If ever there was a need to provide reasons why artificial intelligence (AI) is the hottest thing in fintech right now, S&P Global just gave 550 million of them.
The information giant is paying that amount in cash and stock to pick up Kensho Technologies, a fintech startup backed by names including Goldman Sachs, which is widely regarded as one of the most promising new breed of technology firms.
Kensho, formed in 2013 by Daniel Nadler, a Harvard PhD graduate, and which counts technology specialists from Google, Apple and others among its ranks, specializes in AI for finance and national security. It is either in use or being trialled at most major banks at present.
With this purchase, S&P Global says its aim is to become a world leader in AI development—and it is the first to admit that this isn’t a transaction that has been fueled by traditional concerns in mergers and acquisitions (M&A), such as strong cash flows and diversified product bases. Instead, what S&P is largely acquiring is talent, knowledge, and the ability to infuse its technology stack with natural-language processing, machine learning and other subsets of AI.
“Unless you cover the technology industry, this is not a routine acquisition,” said Doug Peterson, CEO of S&P Global, speaking on a conference call with analysts on March 7. “We’re buying a startup company with proven talent and technology; we’re not buying a business with meaningful revenue or profitability.”
Indeed, Jones continued, Kensho’s revenues of approximately $20 million mean it is something of a light loss-leader at present, although the company is confident that it can get it to break-even.
“The most meaningful benefit is positioning S&P Global at the forefront of AI and machine learning,” he continued.
Nadler, the founder and CEO of Kensho, will stay on with the company, which he described as his “child” on the call. He added that the firm has been working with S&P Global for some time now—it took a stake in Kensho in early 2017—and that his comfort with the deal stems from the firm’s perspective on innovation.
“We’ve had the good fortune of working with the six largest banks in the world, and I’ve had the fortune of meeting with the CEOs and CFOs of all of them,” said Nadler, on the same call. “And so I can therefore say with a real basis for comparison that, perhaps alongside Marty Chavez of Goldman Sachs, Doug and [S&P Global CFO Ewout Steenbergen] are two of the most open-minded, forward-looking executives on Wall Street with respect to technology.
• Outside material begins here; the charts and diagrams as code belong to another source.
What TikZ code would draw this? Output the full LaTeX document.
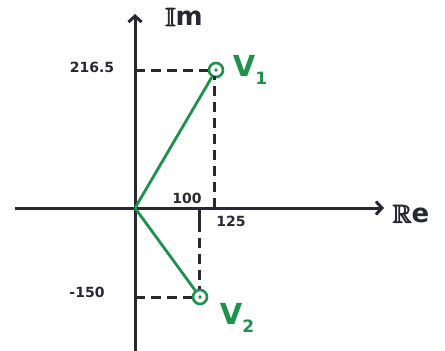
\documentclass[tikz,border=0pt]{standalone}
\usepackage{amssymb}
\usepackage{fontspec}
\setmainfont{DejaVu Sans}
\usetikzlibrary{arrows.meta}
\definecolor{pen}{RGB}{40,40,52}
\definecolor{vgreen}{RGB}{30,145,75}
\newcommand{\heavybb}[1]{\special{pdf:literal 2 Tr 0.9 w}$\mathbb{#1}$\special{pdf:literal 0 Tr}}
\begin{document}
\begin{tikzpicture}[x=1pt,y=-1pt,
  axis/.style={draw=pen,line width=3pt,-{Straight Barb[length=6pt,width=13pt,line width=3pt]}},
  guide/.style={draw=pen,line width=3pt,dash pattern=on 10pt off 6pt},
  phasor/.style={draw=vgreen,line width=2.8pt},
  tip/.style={circle,draw=vgreen,line width=2.6pt,minimum size=14pt,inner sep=0pt},
  lab/.style={text=pen,inner sep=0pt,font=\bfseries\fontsize{14}{14}\selectfont},
  axlab/.style={text=pen,inner sep=0pt,font=\bfseries\fontsize{26}{26}\selectfont},
  vlab/.style={text=vgreen,inner sep=0pt,font=\bfseries\fontsize{29}{29}\selectfont}]
\useasboundingbox (0,0) rectangle (445,351);
\coordinate (O) at (135,208);
\coordinate (xs) at (15,208);
\coordinate (xe) at (384,208);
\coordinate (ys) at (135,351);
\coordinate (ye) at (135,14);
\draw[axis] (xs) -- (xe);
\draw[axis] (ys) -- (ye);
\node[tip] (V1) at (216,70) {};
\node[tip] (V2) at (200,297) {};
\fill[vgreen] (V1.center) circle (1.8pt);
\fill[vgreen] (V2.center) circle (1.8pt);
\draw[phasor] (O) -- (V1);
\draw[phasor] (O) -- (V2);
\coordinate (y1) at (O |- V1);
\coordinate (y2) at (O |- V2);
\coordinate (x1) at (214,208);
\coordinate (x1t) at (214,76);
\coordinate (x2) at (199,208);
\coordinate (x2k) at (199,222);
\coordinate (x2t) at (199,289);
\draw[guide] (y1) -- (V1.west);
\draw[guide] (y2) -- (V2.west);
\draw[guide] (x1) -- (x1t);
\draw[pen,line width=3pt] (x2) -- (x2k);
\draw[guide] (x2k) -- (x2t);
\node[lab] (l216) at (92,67) {216.5};
\node[lab] (l100) at (187,198) {100};
\node[lab] (l125) at (231,221) {125};
\node[lab] (l150) at (87,292) {-150};
\node[axlab] (im) at (184,17) {\heavybb{I}m};
\node[axlab] (re) at (411,214) {\heavybb{R}e};
\node[vlab] (n1) at (250,70) {V\raisebox{-0.3em}{\fontsize{17}{17}\selectfont 1}};
\node[vlab] (n2) at (237,318) {V\raisebox{-0.3em}{\fontsize{17}{17}\selectfont 2}};
\end{tikzpicture}
\end{document}
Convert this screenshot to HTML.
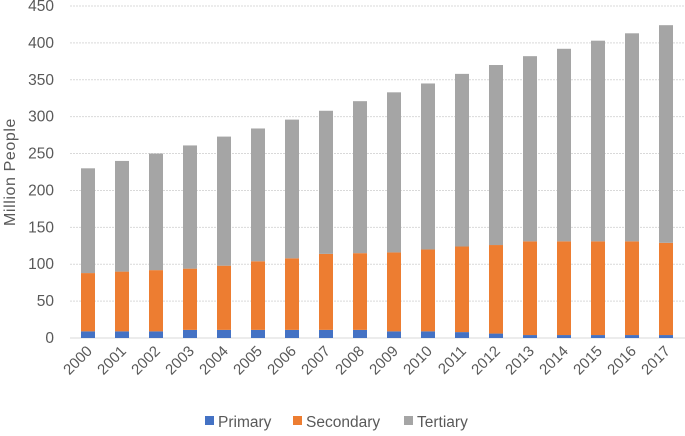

That is everything in this game—the tone from the top, the open-mindedness to innovation—that’s what makes the difference between a large, incumbent firm making progress versus muddling along.”
S&P Global’s acquisition is expected to close late in the first quarter of 2018, or early in the second quarter, subject to customary regulatory approvals.
The move is the latest in a year that has already seen tremendous M&A activity in the fintech space. Since January, the sector has seen a series of major multi-million and -billion deals, including Blackstone’s acquisition of Thomson Reuters Financial and Risk, SS&C Technologies picking up DST Systems, and a bid for UK tech vendor Fidessa by Temenos, as well as Ion’s purchase of Openlink.